### Objective
For the data below, work out how many lines include the string "this" and report only the number.

### Listing
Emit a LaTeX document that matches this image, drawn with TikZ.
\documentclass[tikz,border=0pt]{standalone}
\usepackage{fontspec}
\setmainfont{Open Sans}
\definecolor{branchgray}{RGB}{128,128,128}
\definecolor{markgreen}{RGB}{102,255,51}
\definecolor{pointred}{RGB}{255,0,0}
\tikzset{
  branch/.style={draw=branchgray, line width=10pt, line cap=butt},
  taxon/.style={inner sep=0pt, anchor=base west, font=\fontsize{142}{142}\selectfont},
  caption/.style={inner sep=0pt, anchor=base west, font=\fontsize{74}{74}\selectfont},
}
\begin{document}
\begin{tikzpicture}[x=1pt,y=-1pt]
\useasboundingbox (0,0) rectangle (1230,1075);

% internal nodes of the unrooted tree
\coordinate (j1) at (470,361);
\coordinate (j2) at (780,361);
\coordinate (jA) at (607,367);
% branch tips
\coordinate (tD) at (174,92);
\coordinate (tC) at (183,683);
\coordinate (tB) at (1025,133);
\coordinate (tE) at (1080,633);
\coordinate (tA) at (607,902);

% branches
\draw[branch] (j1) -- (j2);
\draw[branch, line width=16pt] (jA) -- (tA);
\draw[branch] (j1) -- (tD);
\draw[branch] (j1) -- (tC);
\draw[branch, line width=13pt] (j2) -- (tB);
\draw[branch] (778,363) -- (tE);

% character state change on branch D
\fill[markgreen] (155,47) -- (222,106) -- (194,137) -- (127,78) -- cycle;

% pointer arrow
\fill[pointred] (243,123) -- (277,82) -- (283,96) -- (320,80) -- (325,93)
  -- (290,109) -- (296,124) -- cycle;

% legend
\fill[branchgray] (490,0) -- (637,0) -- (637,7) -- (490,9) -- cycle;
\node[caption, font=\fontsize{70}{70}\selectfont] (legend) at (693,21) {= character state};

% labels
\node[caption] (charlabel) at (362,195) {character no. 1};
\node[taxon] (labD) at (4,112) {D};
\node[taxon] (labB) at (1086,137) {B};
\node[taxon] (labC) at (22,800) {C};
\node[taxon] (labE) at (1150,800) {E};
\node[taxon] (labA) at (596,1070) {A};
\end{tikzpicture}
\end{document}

--

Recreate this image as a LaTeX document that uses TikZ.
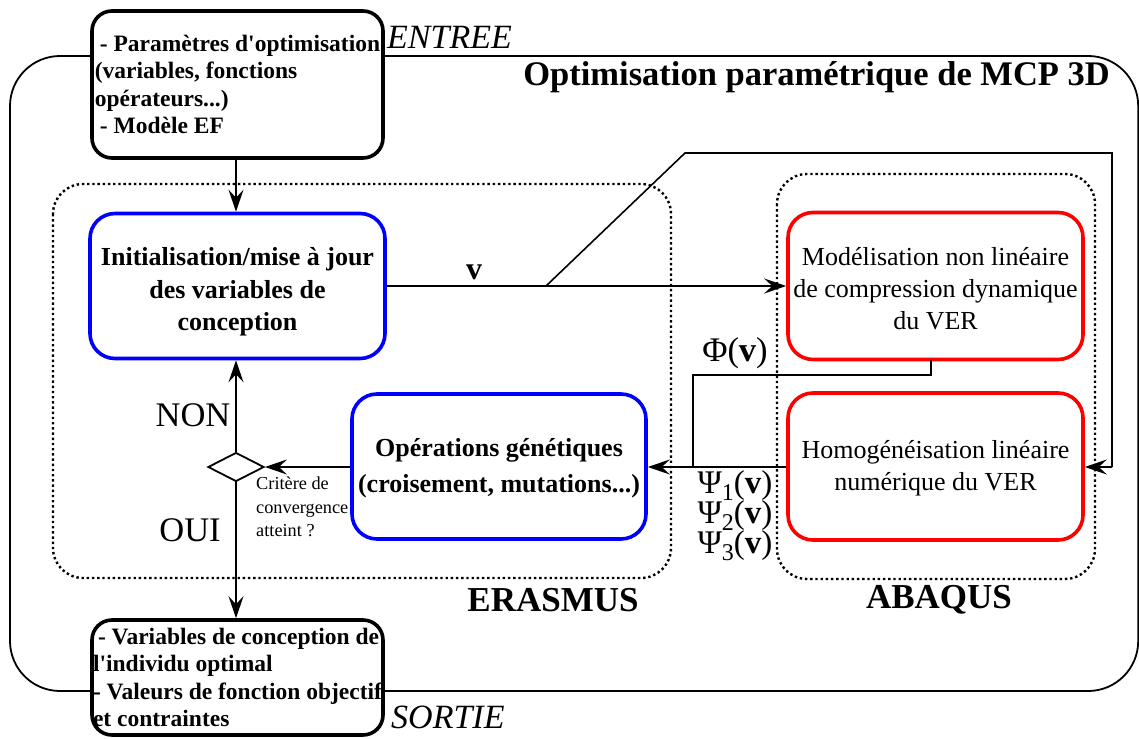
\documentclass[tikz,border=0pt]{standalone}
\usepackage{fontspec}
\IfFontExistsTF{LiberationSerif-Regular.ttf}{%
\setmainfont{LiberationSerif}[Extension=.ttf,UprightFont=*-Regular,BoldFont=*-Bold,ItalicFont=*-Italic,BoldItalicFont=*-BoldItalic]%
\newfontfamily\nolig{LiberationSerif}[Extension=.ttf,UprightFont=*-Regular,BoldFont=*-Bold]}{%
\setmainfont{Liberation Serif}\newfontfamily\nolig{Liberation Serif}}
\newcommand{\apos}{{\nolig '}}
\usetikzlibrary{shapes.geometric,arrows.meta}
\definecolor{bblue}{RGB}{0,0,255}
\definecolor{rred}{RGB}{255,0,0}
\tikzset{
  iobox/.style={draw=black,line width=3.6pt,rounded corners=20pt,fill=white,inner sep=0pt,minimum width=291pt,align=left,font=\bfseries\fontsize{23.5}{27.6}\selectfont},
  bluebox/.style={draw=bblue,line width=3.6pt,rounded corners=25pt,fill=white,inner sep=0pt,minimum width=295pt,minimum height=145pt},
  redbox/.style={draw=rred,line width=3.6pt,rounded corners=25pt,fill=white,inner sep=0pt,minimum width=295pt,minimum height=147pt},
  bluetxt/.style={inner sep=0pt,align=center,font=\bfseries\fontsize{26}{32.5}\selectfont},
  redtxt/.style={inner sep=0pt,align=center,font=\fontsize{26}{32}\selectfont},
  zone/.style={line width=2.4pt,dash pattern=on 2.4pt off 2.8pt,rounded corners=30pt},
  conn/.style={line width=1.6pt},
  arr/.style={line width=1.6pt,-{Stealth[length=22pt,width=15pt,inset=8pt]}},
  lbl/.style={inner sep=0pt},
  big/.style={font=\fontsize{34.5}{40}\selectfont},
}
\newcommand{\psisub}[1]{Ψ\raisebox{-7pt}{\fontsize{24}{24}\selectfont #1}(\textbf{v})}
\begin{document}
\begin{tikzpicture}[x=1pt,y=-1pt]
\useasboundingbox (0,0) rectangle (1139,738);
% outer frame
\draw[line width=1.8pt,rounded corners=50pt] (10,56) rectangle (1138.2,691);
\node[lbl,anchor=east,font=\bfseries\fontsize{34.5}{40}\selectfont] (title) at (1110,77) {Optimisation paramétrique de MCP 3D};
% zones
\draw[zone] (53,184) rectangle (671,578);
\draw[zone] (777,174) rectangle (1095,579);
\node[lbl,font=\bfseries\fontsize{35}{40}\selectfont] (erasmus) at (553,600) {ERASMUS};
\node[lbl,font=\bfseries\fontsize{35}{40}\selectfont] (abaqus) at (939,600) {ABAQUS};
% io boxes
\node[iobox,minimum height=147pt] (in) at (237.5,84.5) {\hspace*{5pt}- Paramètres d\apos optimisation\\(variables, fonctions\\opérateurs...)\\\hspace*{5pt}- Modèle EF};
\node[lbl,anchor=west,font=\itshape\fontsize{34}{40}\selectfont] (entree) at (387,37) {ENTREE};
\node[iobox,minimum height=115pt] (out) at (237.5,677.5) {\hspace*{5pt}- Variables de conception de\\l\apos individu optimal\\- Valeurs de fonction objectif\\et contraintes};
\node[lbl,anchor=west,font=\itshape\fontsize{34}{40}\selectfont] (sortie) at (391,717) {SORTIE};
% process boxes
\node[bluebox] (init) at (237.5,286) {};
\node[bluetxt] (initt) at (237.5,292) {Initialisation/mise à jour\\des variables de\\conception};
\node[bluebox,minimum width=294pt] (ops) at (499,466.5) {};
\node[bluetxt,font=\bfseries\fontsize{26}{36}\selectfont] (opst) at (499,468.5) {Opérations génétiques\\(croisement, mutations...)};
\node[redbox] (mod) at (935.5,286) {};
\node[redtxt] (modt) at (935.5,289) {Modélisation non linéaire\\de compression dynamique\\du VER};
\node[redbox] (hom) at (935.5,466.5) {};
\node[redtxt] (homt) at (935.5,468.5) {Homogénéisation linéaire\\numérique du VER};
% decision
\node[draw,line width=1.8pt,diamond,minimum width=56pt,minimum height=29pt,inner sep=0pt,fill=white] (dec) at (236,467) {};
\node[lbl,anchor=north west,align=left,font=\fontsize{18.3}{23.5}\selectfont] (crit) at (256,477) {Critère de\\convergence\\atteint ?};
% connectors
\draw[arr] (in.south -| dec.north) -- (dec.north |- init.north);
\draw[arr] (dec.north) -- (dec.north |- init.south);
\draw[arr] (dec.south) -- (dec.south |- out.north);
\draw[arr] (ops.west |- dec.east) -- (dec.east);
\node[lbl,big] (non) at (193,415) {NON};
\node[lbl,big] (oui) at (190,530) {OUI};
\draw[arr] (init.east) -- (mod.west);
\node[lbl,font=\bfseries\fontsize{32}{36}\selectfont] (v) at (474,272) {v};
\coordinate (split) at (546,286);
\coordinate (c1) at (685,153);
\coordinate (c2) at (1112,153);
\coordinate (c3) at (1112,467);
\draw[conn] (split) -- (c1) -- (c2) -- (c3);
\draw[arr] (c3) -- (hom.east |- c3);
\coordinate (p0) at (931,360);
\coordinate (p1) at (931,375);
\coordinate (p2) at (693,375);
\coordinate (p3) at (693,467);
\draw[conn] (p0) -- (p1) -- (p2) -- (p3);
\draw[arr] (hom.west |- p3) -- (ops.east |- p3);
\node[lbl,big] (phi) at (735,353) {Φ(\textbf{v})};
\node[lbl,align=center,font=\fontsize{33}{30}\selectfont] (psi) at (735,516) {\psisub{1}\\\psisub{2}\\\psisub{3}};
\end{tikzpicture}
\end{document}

### Task result
2